The generation pipeline used secure, serverless infrastructure to retrieve and synthesize data from NIH-vetted sources.
The evaluation pipeline incorporated both human annotation (via Label Studio) and LLM-as-a-judge evaluations using GPT-4 and Claude 3.

By exporting annotation data from Label Studio in structured formats (CSV/JSON), the team was able to compare human and LLM evaluations head-to-head, revealing important gaps. Notably, human reviewers were more strict and conservative, especially on evidence support and clarity, highlighting the essential role of domain expertise.

Early Results and Lessons

The pilot yielded a number of early-stage insights:

Interpretability rated high— Most outputs were clear, but not all.
Readability measured at acceptable— accessible at or below an 8th-grade reading level to support health literacy.
Alignment with NIH standards scored extremely high— affirming the strength of the prompt engineering in areas like not providing medical advice. Beyond the metrics, the project also helped create a cadre of annotators with hands-on experience, who will return to their own work better equipped to assess results from LLMs as well.
Overall acceptance rate landed at 50% — A strong starting point for an early-stage GenAI system in a high-risk domain.
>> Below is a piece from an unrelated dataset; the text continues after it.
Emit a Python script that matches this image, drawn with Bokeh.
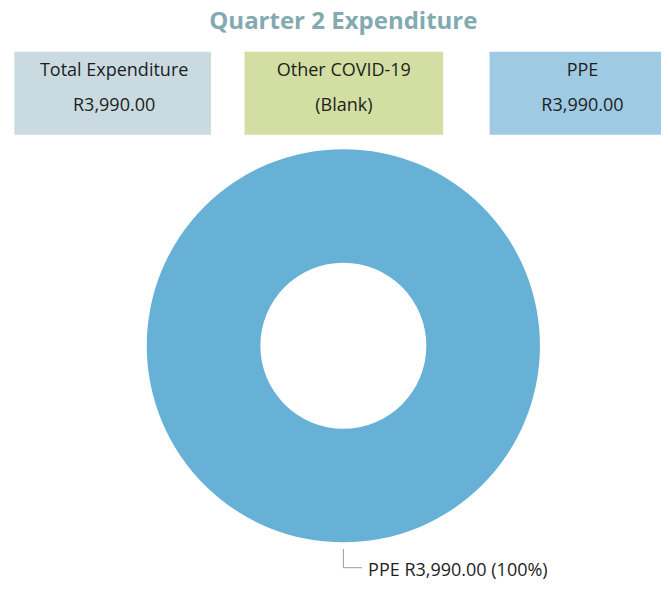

Beyond the metrics, the project also educated 78% first-time annotators on how AI evaluation works, deepening internal capacity and building trust from the ground up.

Why It Matters

Human Signal and Mind Moves were able to develop a repeatable, human-centered workflow that scales across annotators, safeguards against hallucinations, and upholds medical integrity.

This wasn’t just a tech problem. It was an institutional challenge, and the team met it with clarity and care.

“In a world where trust in health information is fragile, we knew we needed a system that reflected human judgment, not just machine outputs. This process helped us build that trust.” - Nicole Sroka, CEO Mind Moves

Final Thoughts

Evaluating AI in critical domains requires more than benchmarks and dashboards - it demands human judgment, structured workflows, and tools that support continuous improvement. With Label Studio, Mind Moves advanced toward building AI systems that not only deliver answers but also earn trust.